Seahorse goes open source! Data analysts can get more from the free BI tool powered by Apache Spark
deepsense.ai’s visual framework for creating Apache Spark applications in a fast, simple and interactive way is going open‑source as of September 26. The company is opening it up to the community and will now focus on further developing its other data science tool, Neptune.
deepsense.ai is making its first product’s code open after two years of development. Seahorse, the data analytics workbench, has become popular since its launch at the Spark Summit in San Francisco in 2015. It’s deepsense.ai’s answer to the increasing interest in fast Big Data processing provided by Apache Spark, an open‑source cluster‑computing framework. Seahorse owes its success to the fresh visual approach it employs to coding, which frees data analysts from knowing Spark internals and makes their work even faster.
deepsense.ai has already published Seahorse code on GitHub. The company will continue to provide support and maintenance for enterprise‑level integrations.
Piotr Niedźwiedź, deepsense.ai’s CTO and co‑founder, explains, “Seahorse hit 10,000 users this year and the number is still growing. From the beginning, we made the tool highly accessible for everyone, offering it at no cost and easy to download in two versions. Now we’re ready to make it fully open.”

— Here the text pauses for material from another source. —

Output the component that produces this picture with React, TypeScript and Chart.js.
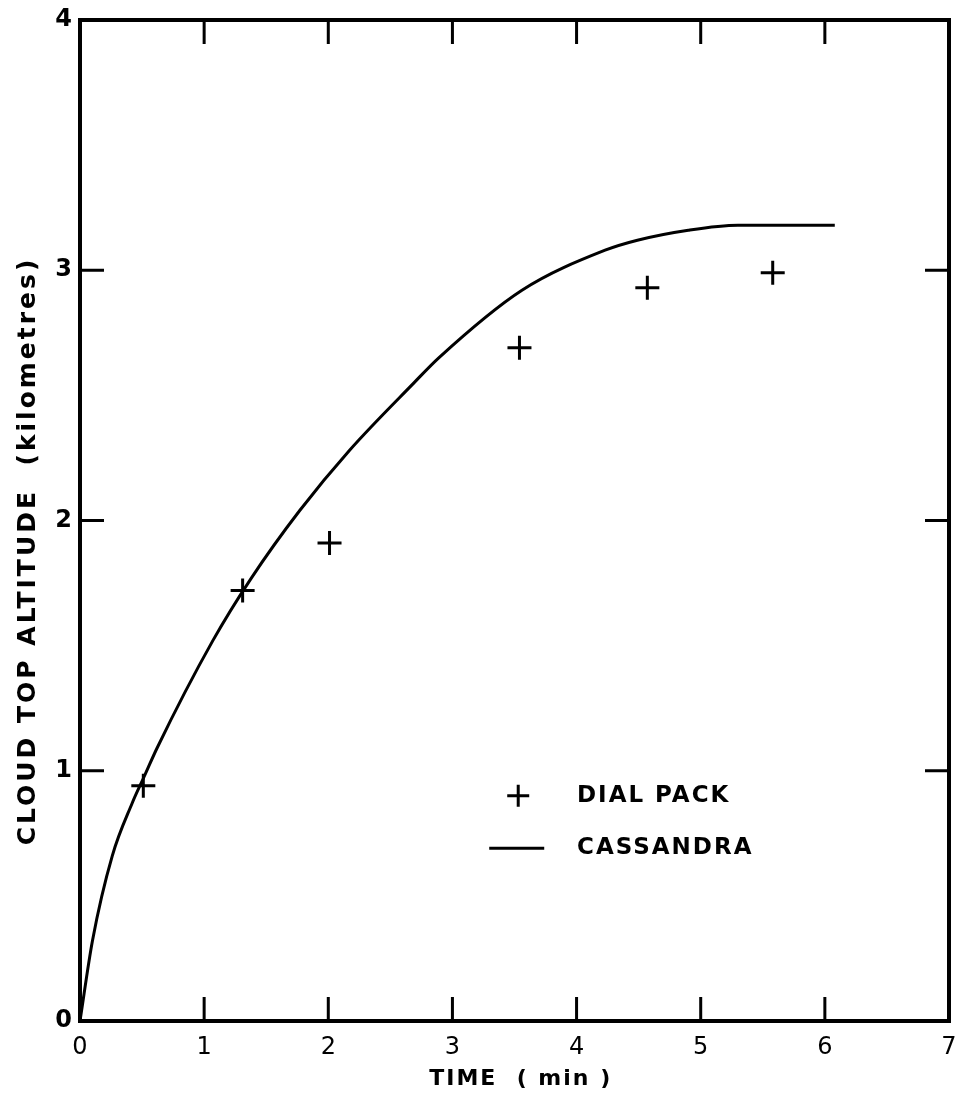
import React, { useEffect, useRef } from "react";
import { Chart, registerables } from "chart.js";

Chart.register(...registerables);

const dialPackTime = [0.51, 1.31, 2.01, 3.54, 4.57, 5.58];
const dialPackAlt = [0.94, 1.72, 1.91, 2.69, 2.93, 2.99];

const cassandraTime = [0, 0.1, 0.26, 0.42, 0.52, 0.62, 1.07, 1.38, 1.77, 2.17, 2.69, 2.89, 3.56, 4.23, 4.49, 4.9, 5.3, 6.08];
const cassandraAlt = [0, 0.32, 0.66, 0.87, 0.98, 1.09, 1.52, 1.77, 2.04, 2.28, 2.55, 2.65, 2.92, 3.08, 3.12, 3.16, 3.18, 3.18];

const xTicks = [0, 1, 2, 3, 4, 5, 6, 7];
const yTicks = [0, 1, 2, 3, 4];

const xTitle = "TIME  ( min )";
const yTitle = "CLOUD TOP ALTITUDE  (kilometres)";
const legendLabels = ["DIAL PACK", "CASSANDRA"];

const FONT = "'DejaVu Sans', sans-serif";

const framePlugin = {
  id: "frameAndExtras",
  afterDraw(chart: any) {
    const { ctx, chartArea: a, scales } = chart;
    const xs = scales.x;
    const ys = scales.y;
    ctx.save();
    ctx.strokeStyle = "#000";
    ctx.lineWidth = 4;
    ctx.strokeRect(a.left, a.top, a.right - a.left, a.bottom - a.top);
    const tl = 24;
    ctx.lineWidth = 3;
    ctx.beginPath();
    for (const v of xTicks.slice(1, -1)) {
      const px = xs.getPixelForValue(v);
      ctx.moveTo(px, a.bottom);
      ctx.lineTo(px, a.bottom - tl);
      ctx.moveTo(px, a.top);
      ctx.lineTo(px, a.top + tl);
    }
    for (const v of yTicks.slice(1, -1)) {
      const py = ys.getPixelForValue(v);
      ctx.moveTo(a.left, py);
      ctx.lineTo(a.left + tl, py);
      ctx.moveTo(a.right, py);
      ctx.lineTo(a.right - tl, py);
    }
    ctx.stroke();

    // axis titles
    ctx.fillStyle = "#000";
    ctx.textAlign = "center";
    ctx.textBaseline = "middle";
    ctx.font = `bold 22px ${FONT}`;
    ctx.letterSpacing = "2px";
    ctx.fillText(xTitle, xs.getPixelForValue(3.55), 1079);
    ctx.save();
    ctx.font = `bold 25px ${FONT}`;
    ctx.letterSpacing = "3px";
    ctx.translate(28, 551);
    ctx.rotate(-Math.PI / 2);
    ctx.fillText(yTitle, 0, 0);
    ctx.restore();

    // legend
    const lx = xs.getPixelForValue(3.53);
    const ly1 = ys.getPixelForValue(0.9);
    const ly2 = ys.getPixelForValue(0.69);
    ctx.lineWidth = 3;
    ctx.beginPath();
    ctx.moveTo(lx - 11, ly1);
    ctx.lineTo(lx + 11, ly1);
    ctx.moveTo(lx, ly1 - 11);
    ctx.lineTo(lx, ly1 + 11);
    ctx.moveTo(lx - 29, ly2);
    ctx.lineTo(lx + 26, ly2);
    ctx.stroke();
    ctx.font = `bold 23px ${FONT}`;
    ctx.letterSpacing = "2px";
    ctx.textAlign = "left";
    ctx.fillText(legendLabels[0], 577, ly1);
    ctx.fillText(legendLabels[1], 577, ly2);
    ctx.restore();
  },
};

export default function App() {
  const ref = useRef<HTMLCanvasElement | null>(null);
  useEffect(() => {
    if (!ref.current) return;
    const chart = new Chart(ref.current, {
      type: "scatter",
      data: {
        datasets: [
          {
            label: legendLabels[1],
            data: cassandraTime.map((t, i) => ({ x: t, y: cassandraAlt[i] })),
            showLine: true,
            borderColor: "#000",
            borderWidth: 3,
            pointRadius: 0,
            cubicInterpolationMode: "monotone",
            fill: false,
          } as any,
          {
            label: legendLabels[0],
            data: dialPackTime.map((t, i) => ({ x: t, y: dialPackAlt[i] })),
            pointStyle: "cross",
            pointRadius: 12,
            borderColor: "#000",
            backgroundColor: "#000",
            pointBorderWidth: 3,
            showLine: false,
          } as any,
        ],
      },
      options: {
        animation: false,
        responsive: false,
        maintainAspectRatio: false,
        layout: { padding: { left: 0, top: 20, right: 9, bottom: 0 } },
        plugins: { legend: { display: false }, tooltip: { enabled: false } },
        scales: {
          x: {
            type: "linear",
            min: 0,
            max: 7,
            afterFit: (s: any) => {
              s.height = 80;
              s.paddingLeft = 0;
              s.paddingRight = 0;
            },
            afterBuildTicks: (s: any) => {
              s.ticks = xTicks.map((v) => ({ value: v }));
            },
            grid: { display: false, drawTicks: false },
            border: { display: false },
            ticks: {
              color: "#000",
              padding: 12,
              font: { family: FONT, size: 24 },
            },
          },
          y: {
            type: "linear",
            min: 0,
            max: 4,
            afterFit: (s: any) => {
              s.width = 80;
              s.paddingTop = 0;
              s.paddingBottom = 0;
            },
            afterBuildTicks: (s: any) => {
              s.ticks = yTicks.map((v) => ({ value: v }));
            },
            grid: { display: false, drawTicks: false },
            border: { display: false },
            ticks: {
              color: "#000",
              padding: 8,
              font: { family: FONT, size: 24, weight: "bold" },
            },
          },
        },
      },
      plugins: [framePlugin],
    });
    return () => chart.destroy();
  }, []);
  return (
    <canvas
      ref={ref}
      width={964}
      height={1101}
      style={{ position: "absolute", left: 0, top: 0, width: 964, height: 1101, background: "#fff" }}
    />
  );
}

Niedźwiedź’s company will now turn to its primary product, released exactly one year ago at Strata+Hadoop World in New York – Neptune, the Machine Learning Lab. He adds, “Building up Neptune has been in line with our development strategy centered around artificial intelligence. When our data science team started to run tons of machine learning and deep learning experiments for our clients daily, we needed a tool like Neptune to make their work easier and faster. So we created one. Now, Neptune is developing its own community and thanks to the constant feedback from our data scientists it grows with many new features every month.”